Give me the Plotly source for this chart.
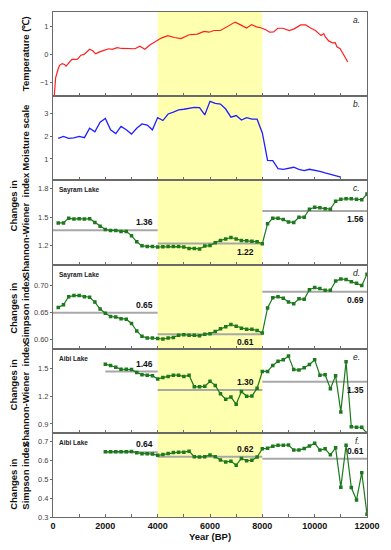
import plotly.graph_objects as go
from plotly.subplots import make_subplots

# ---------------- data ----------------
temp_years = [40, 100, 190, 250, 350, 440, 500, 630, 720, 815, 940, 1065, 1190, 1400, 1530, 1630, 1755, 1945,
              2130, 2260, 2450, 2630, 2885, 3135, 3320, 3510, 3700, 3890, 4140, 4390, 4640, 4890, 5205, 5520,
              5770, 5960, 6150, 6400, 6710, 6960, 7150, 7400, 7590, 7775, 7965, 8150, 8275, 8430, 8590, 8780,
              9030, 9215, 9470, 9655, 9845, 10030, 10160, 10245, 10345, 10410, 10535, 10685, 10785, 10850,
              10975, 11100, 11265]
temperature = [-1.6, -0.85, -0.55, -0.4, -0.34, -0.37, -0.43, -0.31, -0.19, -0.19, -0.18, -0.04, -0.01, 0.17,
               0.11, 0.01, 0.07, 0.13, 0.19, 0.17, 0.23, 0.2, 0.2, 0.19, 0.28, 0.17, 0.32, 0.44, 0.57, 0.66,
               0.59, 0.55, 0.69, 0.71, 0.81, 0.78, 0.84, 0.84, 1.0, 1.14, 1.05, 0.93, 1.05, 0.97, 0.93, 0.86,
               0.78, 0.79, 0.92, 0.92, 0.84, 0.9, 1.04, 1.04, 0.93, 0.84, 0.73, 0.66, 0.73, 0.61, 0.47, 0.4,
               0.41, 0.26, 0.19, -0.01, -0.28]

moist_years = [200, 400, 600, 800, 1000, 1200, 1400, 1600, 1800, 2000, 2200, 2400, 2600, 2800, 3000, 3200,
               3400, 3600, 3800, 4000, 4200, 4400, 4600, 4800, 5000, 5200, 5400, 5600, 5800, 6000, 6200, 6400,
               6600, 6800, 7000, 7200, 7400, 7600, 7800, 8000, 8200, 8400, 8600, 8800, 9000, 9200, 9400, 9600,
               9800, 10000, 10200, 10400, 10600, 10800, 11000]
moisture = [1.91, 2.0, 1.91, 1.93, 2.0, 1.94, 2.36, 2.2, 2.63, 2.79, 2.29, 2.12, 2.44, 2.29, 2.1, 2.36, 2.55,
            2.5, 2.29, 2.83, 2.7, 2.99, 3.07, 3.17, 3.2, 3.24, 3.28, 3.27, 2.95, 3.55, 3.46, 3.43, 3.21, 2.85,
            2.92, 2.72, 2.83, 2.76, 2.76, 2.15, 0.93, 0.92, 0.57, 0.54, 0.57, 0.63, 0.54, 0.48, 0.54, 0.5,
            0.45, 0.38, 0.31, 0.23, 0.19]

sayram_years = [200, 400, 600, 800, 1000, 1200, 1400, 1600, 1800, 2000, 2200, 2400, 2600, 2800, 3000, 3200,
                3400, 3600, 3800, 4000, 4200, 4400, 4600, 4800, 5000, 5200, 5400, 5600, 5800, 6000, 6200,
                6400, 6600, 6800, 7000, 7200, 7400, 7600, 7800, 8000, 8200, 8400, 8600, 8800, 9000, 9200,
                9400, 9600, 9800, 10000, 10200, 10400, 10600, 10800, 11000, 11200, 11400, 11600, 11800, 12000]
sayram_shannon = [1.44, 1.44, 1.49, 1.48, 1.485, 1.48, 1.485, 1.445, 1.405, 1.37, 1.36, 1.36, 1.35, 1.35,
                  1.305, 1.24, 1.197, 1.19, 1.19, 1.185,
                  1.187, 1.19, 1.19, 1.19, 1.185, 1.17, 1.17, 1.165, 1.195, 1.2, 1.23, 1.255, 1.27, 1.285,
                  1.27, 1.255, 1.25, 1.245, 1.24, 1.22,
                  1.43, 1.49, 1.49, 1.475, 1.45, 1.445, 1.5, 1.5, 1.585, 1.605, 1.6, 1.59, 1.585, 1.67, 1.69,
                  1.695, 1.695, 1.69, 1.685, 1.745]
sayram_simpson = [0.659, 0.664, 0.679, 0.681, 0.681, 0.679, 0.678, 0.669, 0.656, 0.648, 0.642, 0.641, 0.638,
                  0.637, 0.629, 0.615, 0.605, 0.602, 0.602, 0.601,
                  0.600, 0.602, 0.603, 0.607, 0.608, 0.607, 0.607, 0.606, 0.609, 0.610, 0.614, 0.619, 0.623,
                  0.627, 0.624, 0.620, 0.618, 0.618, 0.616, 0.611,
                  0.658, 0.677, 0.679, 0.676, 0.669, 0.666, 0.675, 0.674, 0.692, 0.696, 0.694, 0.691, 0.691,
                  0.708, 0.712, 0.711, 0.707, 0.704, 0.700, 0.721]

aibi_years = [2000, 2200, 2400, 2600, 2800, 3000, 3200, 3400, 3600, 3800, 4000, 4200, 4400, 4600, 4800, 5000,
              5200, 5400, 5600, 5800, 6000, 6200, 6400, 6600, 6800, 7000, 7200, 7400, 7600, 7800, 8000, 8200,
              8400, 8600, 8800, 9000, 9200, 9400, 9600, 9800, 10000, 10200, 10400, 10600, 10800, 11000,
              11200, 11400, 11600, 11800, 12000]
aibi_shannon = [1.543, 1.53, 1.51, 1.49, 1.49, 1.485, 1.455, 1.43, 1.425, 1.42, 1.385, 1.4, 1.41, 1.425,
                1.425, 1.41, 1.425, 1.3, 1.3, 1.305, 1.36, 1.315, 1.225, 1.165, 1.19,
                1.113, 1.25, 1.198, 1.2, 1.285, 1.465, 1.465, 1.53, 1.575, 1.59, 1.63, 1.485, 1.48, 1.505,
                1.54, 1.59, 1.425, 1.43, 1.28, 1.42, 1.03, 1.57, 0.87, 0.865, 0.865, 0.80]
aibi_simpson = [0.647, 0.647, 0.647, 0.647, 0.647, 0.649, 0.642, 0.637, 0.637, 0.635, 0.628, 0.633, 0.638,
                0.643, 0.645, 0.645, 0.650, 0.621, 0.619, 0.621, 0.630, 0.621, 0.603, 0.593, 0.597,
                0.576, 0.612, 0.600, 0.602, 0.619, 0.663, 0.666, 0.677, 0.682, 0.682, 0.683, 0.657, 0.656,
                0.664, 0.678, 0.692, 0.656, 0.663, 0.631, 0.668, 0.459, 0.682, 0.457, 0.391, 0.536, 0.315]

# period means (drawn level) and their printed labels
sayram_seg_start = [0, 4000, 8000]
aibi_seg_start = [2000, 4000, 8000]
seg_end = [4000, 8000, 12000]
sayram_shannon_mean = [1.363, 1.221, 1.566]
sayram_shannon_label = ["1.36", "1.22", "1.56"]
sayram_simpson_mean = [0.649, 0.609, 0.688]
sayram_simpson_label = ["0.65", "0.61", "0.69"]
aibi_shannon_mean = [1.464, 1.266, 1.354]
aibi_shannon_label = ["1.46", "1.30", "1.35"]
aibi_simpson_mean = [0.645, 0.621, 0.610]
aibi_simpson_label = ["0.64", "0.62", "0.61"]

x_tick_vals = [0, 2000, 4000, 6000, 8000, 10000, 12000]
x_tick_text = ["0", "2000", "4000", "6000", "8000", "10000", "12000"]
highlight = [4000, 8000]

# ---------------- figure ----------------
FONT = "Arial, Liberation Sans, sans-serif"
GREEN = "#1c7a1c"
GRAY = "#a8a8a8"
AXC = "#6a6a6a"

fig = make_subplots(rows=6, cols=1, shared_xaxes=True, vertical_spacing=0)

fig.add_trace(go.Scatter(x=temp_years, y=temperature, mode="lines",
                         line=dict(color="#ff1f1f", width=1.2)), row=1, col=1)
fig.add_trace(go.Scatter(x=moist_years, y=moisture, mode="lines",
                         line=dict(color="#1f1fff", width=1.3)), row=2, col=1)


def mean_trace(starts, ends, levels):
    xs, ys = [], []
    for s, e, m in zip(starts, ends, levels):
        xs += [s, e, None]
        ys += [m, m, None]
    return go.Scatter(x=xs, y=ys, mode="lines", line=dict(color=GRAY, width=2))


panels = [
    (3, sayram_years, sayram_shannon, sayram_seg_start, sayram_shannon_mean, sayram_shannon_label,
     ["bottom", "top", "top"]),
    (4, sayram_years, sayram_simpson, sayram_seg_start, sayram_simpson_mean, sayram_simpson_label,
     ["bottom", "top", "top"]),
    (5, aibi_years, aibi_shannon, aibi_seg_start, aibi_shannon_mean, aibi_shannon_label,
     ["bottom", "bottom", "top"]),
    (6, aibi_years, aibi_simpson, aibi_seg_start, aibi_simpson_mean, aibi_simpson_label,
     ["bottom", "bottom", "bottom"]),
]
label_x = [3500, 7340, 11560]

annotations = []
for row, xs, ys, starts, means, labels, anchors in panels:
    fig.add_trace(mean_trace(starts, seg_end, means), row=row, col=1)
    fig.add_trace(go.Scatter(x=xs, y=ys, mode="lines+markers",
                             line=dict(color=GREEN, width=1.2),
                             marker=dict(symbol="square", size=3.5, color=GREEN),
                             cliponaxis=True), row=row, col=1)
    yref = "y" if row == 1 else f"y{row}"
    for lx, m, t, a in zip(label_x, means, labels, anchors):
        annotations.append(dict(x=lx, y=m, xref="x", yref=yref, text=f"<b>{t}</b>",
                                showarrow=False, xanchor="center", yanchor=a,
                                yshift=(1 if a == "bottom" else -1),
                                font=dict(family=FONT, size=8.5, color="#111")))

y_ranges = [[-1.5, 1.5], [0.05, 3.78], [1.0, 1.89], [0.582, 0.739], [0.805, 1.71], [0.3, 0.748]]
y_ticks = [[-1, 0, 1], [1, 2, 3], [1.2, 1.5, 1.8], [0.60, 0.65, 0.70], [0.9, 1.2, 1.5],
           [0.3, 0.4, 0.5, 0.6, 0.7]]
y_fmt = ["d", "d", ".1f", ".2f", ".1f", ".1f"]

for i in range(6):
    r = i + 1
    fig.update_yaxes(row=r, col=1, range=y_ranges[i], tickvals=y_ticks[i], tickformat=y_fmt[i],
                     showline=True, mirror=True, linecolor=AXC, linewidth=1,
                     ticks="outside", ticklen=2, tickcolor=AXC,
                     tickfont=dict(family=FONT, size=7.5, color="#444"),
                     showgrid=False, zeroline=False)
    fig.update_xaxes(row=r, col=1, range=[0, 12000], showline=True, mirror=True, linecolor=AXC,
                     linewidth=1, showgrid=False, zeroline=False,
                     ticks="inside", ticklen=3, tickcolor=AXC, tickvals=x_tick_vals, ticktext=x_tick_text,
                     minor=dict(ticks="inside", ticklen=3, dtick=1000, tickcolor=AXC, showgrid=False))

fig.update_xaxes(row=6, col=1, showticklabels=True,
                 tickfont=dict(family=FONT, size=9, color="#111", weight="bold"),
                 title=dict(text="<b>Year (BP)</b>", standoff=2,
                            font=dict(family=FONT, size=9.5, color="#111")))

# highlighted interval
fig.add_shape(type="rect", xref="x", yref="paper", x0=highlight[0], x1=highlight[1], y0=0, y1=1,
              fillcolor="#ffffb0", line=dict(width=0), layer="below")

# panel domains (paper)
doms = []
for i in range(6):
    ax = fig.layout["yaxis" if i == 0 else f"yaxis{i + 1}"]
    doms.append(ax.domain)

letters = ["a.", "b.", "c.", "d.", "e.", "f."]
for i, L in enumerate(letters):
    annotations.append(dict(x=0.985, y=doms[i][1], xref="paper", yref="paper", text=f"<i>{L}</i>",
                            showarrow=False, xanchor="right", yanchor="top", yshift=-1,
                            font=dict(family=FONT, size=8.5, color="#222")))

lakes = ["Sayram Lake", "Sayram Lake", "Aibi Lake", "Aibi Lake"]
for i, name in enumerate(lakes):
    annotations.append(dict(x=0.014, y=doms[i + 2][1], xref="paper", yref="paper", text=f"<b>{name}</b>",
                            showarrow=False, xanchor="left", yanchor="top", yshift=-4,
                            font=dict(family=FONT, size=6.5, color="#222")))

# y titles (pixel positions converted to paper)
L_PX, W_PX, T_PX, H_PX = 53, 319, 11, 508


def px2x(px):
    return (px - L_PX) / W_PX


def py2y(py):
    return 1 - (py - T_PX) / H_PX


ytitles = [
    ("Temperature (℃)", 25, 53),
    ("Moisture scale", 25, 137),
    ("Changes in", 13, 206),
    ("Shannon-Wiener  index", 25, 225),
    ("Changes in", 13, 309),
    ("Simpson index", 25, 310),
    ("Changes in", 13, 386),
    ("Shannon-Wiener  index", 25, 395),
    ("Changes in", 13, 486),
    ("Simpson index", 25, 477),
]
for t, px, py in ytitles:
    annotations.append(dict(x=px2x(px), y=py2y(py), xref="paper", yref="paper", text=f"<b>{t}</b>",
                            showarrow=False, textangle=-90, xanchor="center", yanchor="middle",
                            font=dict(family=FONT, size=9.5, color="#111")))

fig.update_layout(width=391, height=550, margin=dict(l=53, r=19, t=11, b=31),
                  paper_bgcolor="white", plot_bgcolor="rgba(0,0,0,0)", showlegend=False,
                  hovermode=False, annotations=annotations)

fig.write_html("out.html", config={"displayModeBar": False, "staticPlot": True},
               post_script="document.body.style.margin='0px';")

━━━━

**TASK REQUIREMENTS**
Transcribe the opening line of the listing above, please, and every line after it through the line with "from plotly.subplots import make_subplots", word for word, without pictures.

**THE REPLY**
Give me the Plotly source for this chart.
import plotly.graph_objects as go
from plotly.subplots import make_subplots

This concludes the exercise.